-- Goal --
Copy out all lines in the data below containing the string "picture".

Entries with chart source code:

------------

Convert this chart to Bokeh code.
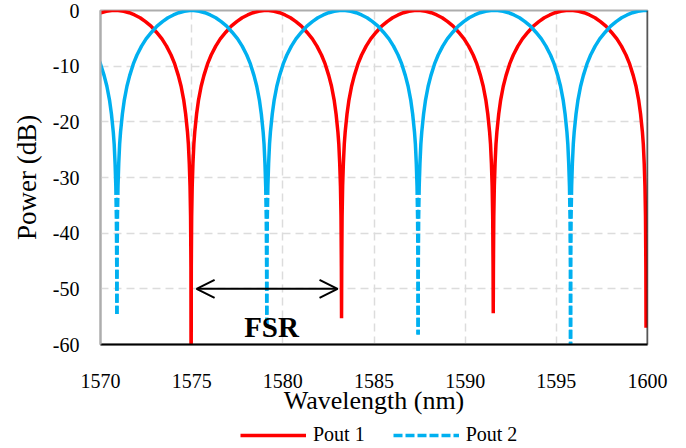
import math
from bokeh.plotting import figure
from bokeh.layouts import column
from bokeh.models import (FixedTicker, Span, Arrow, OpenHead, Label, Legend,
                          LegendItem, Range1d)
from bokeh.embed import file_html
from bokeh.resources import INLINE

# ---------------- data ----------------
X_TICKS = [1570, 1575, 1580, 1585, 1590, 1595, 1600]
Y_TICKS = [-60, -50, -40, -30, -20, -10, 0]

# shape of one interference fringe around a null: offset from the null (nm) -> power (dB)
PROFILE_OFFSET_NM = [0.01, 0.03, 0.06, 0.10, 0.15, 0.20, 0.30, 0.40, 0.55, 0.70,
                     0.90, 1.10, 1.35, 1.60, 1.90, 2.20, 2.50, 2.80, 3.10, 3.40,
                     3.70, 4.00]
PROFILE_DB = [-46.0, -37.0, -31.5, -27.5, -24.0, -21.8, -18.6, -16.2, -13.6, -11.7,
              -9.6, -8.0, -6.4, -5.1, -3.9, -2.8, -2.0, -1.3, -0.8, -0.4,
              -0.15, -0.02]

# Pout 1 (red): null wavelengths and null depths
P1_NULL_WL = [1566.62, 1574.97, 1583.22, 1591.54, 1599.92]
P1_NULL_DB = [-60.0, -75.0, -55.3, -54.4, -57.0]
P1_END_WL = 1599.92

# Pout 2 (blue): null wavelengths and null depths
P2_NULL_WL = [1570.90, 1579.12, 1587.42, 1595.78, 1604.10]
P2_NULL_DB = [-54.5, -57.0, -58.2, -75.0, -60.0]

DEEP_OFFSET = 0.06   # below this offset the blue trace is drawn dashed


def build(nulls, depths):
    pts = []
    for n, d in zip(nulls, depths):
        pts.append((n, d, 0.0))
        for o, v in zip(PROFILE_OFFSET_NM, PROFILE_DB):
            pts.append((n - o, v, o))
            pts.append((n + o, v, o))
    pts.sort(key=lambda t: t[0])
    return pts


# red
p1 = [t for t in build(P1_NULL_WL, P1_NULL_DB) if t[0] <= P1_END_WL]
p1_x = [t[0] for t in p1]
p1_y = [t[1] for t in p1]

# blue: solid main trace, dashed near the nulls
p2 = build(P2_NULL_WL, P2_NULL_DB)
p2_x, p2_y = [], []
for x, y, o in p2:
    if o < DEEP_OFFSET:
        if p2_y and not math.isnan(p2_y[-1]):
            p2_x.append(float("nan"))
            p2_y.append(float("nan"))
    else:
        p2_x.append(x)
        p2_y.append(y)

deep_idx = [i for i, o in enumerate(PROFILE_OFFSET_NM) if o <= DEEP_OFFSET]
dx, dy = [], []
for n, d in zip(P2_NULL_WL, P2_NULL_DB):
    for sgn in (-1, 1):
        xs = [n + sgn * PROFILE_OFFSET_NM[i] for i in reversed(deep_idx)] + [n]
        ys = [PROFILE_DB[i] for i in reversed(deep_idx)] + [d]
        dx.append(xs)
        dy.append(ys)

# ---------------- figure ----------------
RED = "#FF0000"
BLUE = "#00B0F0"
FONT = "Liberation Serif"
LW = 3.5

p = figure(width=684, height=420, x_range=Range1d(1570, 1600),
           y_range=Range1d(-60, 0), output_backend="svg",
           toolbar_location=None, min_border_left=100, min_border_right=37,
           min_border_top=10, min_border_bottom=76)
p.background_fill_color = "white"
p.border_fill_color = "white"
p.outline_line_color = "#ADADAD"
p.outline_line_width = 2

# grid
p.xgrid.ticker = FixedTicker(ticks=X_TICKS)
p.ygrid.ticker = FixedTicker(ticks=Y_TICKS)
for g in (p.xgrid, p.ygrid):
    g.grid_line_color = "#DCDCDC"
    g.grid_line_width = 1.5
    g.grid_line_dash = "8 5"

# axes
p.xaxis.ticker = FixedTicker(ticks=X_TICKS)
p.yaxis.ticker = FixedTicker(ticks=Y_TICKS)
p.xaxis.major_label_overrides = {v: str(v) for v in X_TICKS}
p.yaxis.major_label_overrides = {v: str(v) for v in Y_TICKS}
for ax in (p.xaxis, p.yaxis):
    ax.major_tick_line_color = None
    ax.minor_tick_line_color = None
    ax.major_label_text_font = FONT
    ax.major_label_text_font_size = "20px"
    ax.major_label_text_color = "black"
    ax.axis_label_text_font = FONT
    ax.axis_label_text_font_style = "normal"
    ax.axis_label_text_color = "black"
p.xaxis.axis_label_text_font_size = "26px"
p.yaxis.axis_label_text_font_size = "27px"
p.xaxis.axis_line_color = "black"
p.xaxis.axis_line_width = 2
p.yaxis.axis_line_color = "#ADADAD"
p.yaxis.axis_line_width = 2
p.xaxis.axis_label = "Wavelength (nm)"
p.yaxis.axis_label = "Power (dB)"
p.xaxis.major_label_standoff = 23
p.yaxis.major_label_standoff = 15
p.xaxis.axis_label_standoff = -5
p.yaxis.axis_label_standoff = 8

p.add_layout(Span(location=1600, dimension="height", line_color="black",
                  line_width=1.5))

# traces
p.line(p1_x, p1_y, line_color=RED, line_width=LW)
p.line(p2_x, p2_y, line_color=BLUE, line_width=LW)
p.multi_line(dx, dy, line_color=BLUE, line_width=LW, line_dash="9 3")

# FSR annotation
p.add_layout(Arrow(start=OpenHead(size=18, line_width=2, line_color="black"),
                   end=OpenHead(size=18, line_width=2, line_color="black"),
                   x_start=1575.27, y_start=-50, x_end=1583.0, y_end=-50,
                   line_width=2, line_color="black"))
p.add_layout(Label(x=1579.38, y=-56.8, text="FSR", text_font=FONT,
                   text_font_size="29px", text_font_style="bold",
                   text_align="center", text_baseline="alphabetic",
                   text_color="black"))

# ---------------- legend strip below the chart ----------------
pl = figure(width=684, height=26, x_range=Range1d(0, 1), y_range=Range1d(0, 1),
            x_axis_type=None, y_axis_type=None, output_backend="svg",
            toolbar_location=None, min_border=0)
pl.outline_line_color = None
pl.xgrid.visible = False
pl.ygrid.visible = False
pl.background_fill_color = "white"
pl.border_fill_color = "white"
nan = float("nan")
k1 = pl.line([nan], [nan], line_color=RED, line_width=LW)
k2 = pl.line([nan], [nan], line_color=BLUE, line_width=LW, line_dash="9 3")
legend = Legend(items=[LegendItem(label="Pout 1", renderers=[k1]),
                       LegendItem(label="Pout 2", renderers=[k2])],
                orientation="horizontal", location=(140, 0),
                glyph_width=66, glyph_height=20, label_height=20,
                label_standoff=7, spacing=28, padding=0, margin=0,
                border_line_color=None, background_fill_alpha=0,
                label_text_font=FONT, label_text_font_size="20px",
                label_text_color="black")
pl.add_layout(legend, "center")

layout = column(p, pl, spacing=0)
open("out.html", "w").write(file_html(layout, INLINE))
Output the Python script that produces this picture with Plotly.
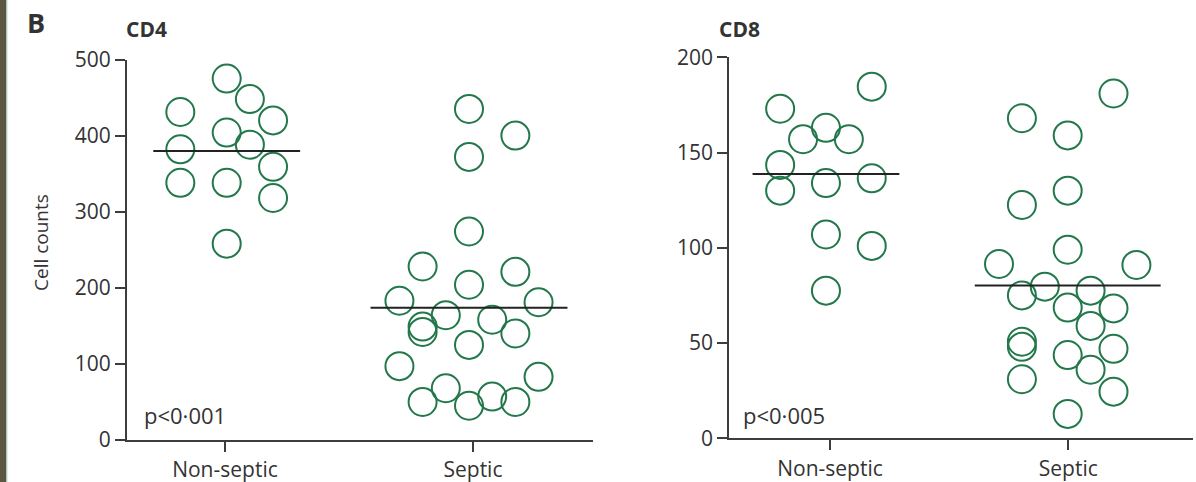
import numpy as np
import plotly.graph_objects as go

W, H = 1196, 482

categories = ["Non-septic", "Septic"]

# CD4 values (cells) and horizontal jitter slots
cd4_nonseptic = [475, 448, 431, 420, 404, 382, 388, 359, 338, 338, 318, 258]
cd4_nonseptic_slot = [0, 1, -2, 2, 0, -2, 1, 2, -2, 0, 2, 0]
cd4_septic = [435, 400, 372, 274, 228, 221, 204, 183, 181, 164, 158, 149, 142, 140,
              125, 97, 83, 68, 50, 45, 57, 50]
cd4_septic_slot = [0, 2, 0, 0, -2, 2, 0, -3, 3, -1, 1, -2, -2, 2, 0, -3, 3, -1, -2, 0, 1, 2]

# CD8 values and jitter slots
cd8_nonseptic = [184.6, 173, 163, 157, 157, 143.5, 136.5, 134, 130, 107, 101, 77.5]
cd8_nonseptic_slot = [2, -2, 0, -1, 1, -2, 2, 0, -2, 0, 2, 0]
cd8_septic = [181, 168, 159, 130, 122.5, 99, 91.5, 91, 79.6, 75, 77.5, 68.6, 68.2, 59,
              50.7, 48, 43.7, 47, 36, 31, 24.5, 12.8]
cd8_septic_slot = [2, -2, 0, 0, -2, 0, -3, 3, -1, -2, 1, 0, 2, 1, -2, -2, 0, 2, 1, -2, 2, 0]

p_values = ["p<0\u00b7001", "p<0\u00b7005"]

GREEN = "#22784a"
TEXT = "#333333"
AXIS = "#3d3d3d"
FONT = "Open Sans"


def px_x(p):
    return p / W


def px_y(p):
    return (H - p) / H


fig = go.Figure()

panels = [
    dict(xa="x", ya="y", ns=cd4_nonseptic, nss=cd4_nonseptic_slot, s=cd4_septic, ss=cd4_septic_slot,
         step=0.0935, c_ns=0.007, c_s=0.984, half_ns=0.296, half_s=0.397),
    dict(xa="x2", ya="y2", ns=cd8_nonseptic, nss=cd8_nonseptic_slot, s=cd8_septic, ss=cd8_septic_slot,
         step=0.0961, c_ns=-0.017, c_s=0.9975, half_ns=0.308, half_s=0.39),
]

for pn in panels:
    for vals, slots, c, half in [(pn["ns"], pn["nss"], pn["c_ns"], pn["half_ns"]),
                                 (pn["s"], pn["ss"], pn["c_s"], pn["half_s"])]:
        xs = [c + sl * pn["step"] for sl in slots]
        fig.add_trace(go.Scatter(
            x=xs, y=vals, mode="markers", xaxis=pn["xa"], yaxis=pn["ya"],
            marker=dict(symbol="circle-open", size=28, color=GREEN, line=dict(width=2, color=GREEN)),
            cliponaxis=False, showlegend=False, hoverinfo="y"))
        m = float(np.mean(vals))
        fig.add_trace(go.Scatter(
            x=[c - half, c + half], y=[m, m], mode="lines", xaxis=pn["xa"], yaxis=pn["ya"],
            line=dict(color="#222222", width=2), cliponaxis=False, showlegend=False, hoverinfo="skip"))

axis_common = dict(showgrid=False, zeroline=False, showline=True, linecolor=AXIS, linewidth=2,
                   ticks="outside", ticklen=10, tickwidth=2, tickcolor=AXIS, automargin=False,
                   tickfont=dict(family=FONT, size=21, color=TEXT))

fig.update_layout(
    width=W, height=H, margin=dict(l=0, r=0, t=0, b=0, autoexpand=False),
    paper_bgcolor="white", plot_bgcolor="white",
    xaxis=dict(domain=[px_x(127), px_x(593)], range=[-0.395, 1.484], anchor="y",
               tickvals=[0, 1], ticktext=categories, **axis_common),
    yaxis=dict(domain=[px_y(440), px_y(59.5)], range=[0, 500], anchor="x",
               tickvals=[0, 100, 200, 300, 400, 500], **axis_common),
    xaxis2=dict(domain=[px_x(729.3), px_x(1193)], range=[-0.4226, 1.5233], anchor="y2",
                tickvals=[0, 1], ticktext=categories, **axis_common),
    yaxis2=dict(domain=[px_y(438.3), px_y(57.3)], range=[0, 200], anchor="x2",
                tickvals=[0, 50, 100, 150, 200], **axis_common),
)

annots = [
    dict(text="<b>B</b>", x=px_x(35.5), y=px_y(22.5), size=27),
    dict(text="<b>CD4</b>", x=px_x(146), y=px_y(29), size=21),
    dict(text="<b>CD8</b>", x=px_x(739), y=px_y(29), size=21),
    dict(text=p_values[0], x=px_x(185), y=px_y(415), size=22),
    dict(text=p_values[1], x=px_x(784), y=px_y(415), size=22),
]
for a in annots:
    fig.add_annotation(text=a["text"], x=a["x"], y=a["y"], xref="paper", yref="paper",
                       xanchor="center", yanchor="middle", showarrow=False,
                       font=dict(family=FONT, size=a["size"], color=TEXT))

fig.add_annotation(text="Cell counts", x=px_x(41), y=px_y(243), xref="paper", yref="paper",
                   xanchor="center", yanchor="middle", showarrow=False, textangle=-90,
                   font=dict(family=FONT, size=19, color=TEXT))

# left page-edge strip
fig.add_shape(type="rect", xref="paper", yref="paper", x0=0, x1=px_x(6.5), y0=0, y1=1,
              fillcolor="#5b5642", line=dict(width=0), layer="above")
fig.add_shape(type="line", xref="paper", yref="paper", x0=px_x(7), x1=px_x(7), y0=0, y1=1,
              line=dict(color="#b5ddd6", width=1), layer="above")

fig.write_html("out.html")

------------

-- Reply --
Output the Python script that produces this picture with Plotly.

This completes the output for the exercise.